* _What needs to be done_: Below are the records; extract from them the line containing "Generate a component" to the line containing "const leftTheoryE = [402.5, 518.3]", both lines included, exactly and with no pictures.

* _Data to process_:
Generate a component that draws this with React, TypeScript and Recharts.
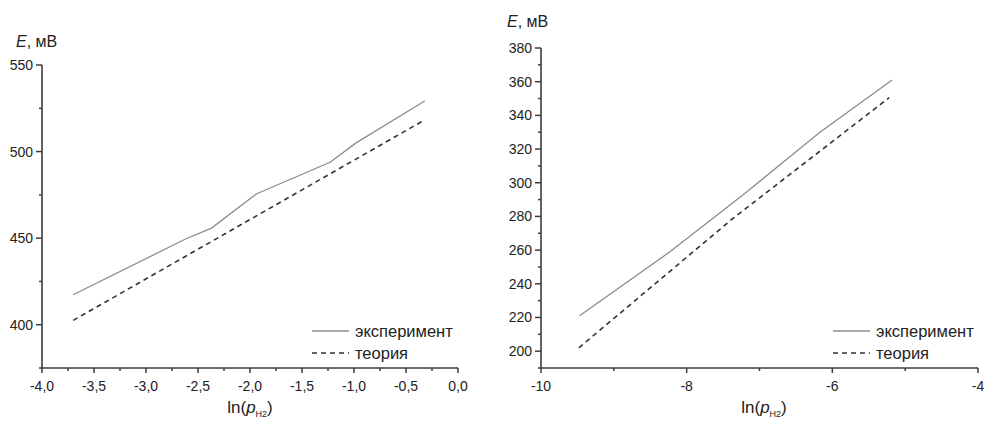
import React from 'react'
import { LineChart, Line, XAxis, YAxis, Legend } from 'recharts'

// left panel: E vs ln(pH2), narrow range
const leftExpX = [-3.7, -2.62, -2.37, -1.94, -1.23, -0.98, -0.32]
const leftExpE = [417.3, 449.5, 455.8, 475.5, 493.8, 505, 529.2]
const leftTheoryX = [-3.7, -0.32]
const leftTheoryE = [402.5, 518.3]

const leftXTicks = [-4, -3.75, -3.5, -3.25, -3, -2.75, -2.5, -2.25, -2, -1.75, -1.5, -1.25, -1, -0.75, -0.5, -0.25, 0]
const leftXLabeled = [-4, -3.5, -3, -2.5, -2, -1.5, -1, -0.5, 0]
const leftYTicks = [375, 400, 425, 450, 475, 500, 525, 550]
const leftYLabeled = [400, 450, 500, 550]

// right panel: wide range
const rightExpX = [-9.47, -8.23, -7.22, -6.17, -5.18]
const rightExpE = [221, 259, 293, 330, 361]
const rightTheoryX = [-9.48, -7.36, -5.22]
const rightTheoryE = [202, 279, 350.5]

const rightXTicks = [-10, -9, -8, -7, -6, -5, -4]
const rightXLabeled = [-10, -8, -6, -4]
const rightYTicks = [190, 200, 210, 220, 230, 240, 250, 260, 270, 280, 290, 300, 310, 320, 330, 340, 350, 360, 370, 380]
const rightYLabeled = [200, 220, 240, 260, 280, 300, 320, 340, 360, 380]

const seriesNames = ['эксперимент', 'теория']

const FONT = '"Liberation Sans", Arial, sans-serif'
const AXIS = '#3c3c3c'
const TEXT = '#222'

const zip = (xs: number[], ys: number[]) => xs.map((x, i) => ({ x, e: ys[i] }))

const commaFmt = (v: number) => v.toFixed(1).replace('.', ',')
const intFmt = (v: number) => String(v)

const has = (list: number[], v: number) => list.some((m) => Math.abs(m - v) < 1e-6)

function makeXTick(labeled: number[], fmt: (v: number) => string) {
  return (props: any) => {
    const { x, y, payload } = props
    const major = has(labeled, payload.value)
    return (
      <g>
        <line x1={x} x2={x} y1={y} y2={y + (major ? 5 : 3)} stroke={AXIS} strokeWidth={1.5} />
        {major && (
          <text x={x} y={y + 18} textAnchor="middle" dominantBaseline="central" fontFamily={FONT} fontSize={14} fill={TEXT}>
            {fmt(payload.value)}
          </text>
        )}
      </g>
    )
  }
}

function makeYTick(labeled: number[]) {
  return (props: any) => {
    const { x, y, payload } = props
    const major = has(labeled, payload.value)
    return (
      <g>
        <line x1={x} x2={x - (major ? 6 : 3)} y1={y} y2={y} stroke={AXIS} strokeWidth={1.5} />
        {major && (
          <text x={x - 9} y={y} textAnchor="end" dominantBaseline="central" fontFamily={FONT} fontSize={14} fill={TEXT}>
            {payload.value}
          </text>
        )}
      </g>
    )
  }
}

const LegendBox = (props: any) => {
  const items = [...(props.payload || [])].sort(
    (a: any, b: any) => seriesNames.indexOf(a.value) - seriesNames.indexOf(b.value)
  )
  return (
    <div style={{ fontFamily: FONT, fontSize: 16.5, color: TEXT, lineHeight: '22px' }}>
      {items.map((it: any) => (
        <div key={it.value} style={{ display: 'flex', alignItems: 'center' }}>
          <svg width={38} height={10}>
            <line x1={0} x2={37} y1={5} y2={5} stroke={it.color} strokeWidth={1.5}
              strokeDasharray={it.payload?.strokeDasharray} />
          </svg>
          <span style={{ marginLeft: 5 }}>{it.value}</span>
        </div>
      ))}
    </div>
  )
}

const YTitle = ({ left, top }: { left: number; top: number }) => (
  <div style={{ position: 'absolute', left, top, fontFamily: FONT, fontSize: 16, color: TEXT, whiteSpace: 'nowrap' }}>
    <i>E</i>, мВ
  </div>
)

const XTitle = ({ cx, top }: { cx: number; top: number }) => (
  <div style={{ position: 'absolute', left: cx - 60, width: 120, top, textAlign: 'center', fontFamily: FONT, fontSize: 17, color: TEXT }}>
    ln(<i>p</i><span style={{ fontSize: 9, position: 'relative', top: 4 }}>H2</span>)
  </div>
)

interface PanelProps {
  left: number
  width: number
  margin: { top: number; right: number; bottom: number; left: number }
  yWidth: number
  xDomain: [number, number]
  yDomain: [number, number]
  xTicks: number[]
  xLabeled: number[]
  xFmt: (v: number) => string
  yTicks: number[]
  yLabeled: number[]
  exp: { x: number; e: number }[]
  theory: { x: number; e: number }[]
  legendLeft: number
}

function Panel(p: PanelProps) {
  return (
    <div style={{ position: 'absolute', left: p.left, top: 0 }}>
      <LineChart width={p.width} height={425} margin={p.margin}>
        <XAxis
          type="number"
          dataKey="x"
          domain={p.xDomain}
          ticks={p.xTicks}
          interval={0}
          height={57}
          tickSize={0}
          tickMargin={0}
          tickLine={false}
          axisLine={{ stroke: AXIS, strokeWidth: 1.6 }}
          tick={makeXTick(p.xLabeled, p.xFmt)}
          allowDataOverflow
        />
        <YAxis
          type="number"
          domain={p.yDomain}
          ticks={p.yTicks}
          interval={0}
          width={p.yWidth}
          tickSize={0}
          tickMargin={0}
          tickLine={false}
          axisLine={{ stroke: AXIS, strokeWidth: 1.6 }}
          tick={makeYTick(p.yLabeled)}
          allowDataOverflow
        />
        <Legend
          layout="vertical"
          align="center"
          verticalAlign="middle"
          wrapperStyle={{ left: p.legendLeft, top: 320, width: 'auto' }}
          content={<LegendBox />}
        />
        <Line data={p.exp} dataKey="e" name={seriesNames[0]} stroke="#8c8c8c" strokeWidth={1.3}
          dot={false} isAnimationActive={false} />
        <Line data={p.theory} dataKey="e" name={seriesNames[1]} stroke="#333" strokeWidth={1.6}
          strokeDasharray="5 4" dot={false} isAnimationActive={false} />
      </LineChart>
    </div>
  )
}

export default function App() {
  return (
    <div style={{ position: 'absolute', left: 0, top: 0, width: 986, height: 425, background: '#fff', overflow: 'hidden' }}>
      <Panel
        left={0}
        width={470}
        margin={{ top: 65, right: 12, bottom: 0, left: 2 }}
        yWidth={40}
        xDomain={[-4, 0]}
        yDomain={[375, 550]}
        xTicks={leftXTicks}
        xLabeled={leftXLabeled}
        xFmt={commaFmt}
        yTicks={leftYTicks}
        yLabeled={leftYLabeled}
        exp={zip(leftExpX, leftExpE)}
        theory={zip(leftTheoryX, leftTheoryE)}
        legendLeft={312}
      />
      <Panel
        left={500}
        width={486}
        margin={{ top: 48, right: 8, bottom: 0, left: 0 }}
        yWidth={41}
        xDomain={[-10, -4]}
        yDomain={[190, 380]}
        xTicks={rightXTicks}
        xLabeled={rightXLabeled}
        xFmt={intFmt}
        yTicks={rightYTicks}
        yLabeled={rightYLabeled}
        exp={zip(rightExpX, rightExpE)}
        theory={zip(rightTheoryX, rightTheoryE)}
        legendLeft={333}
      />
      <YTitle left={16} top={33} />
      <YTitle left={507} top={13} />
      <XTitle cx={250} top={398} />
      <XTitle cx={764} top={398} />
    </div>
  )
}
...
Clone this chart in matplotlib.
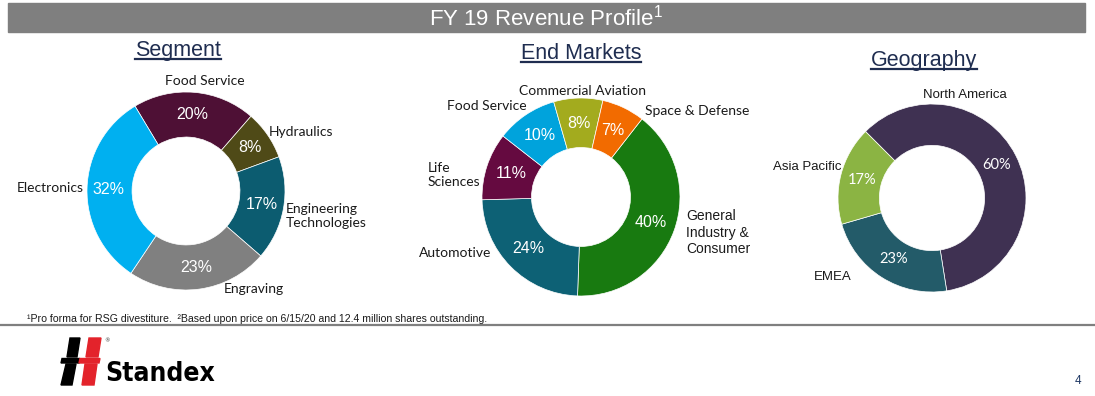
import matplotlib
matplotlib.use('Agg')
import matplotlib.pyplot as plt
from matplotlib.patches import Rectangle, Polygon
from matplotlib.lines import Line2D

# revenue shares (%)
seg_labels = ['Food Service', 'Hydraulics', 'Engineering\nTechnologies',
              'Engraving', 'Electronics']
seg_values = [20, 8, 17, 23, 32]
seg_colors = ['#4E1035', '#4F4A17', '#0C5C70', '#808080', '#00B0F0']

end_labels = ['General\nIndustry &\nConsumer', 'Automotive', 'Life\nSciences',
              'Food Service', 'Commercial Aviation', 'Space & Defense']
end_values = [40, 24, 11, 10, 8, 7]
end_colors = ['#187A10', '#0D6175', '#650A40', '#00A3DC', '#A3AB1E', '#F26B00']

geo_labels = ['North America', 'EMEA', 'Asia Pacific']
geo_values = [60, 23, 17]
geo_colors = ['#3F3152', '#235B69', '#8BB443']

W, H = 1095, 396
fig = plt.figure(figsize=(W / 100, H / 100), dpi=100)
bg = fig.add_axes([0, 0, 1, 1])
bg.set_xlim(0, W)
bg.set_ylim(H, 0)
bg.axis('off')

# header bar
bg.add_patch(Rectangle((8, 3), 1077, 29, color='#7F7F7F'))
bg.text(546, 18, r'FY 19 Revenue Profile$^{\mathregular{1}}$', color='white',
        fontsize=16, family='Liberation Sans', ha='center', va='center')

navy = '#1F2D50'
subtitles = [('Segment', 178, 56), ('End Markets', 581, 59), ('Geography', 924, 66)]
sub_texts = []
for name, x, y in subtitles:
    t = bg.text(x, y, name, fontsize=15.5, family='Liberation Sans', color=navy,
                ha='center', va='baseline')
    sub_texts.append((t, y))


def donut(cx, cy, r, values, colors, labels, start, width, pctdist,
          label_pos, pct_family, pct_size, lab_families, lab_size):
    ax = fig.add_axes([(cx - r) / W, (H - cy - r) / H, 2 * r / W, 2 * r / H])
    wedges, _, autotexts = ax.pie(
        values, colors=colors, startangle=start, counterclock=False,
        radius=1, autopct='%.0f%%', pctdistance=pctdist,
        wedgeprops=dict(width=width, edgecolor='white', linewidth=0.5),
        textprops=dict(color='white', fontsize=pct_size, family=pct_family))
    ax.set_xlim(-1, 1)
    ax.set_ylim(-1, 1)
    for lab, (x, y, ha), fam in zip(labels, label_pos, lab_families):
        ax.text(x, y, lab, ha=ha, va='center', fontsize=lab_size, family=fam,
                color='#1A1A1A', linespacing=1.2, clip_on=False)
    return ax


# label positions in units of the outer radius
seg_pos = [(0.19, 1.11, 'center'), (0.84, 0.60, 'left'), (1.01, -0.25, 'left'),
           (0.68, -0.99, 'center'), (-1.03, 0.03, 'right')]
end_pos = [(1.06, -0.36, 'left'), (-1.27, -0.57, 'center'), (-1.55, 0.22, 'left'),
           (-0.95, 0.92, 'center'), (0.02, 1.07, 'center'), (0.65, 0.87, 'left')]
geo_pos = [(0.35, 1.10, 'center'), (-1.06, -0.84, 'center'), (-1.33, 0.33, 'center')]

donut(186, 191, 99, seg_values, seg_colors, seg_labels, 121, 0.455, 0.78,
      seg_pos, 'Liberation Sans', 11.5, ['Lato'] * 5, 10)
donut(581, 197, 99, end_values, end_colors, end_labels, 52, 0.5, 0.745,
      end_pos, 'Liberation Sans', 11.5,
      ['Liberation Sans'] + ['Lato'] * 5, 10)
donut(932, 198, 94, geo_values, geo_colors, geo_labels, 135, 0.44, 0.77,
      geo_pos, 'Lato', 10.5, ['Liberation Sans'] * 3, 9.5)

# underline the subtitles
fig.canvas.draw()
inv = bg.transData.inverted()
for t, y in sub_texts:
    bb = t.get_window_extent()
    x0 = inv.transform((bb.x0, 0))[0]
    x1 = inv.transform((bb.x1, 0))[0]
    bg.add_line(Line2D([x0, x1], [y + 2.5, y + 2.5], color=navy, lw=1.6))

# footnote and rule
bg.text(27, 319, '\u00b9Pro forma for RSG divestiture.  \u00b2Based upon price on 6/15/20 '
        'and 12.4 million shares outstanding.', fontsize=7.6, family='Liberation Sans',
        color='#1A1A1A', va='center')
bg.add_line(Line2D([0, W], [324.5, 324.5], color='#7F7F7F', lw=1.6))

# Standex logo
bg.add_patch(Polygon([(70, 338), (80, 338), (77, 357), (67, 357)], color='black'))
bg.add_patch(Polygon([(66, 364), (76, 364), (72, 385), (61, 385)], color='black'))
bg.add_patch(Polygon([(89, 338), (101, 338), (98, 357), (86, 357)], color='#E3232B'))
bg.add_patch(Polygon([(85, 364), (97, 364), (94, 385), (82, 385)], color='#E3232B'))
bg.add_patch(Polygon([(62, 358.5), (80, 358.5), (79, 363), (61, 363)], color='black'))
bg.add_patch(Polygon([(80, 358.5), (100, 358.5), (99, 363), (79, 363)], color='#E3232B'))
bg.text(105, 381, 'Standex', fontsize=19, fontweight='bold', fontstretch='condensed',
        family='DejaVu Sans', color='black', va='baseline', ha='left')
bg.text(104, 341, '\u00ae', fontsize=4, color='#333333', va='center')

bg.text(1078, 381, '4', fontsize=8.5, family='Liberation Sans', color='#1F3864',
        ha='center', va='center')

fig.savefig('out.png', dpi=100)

* _Result of this task_:
Generate a component that draws this with React, TypeScript and Recharts.
import React from 'react'
import { LineChart, Line, XAxis, YAxis, Legend } from 'recharts'

// left panel: E vs ln(pH2), narrow range
const leftExpX = [-3.7, -2.62, -2.37, -1.94, -1.23, -0.98, -0.32]
const leftExpE = [417.3, 449.5, 455.8, 475.5, 493.8, 505, 529.2]
const leftTheoryX = [-3.7, -0.32]
const leftTheoryE = [402.5, 518.3]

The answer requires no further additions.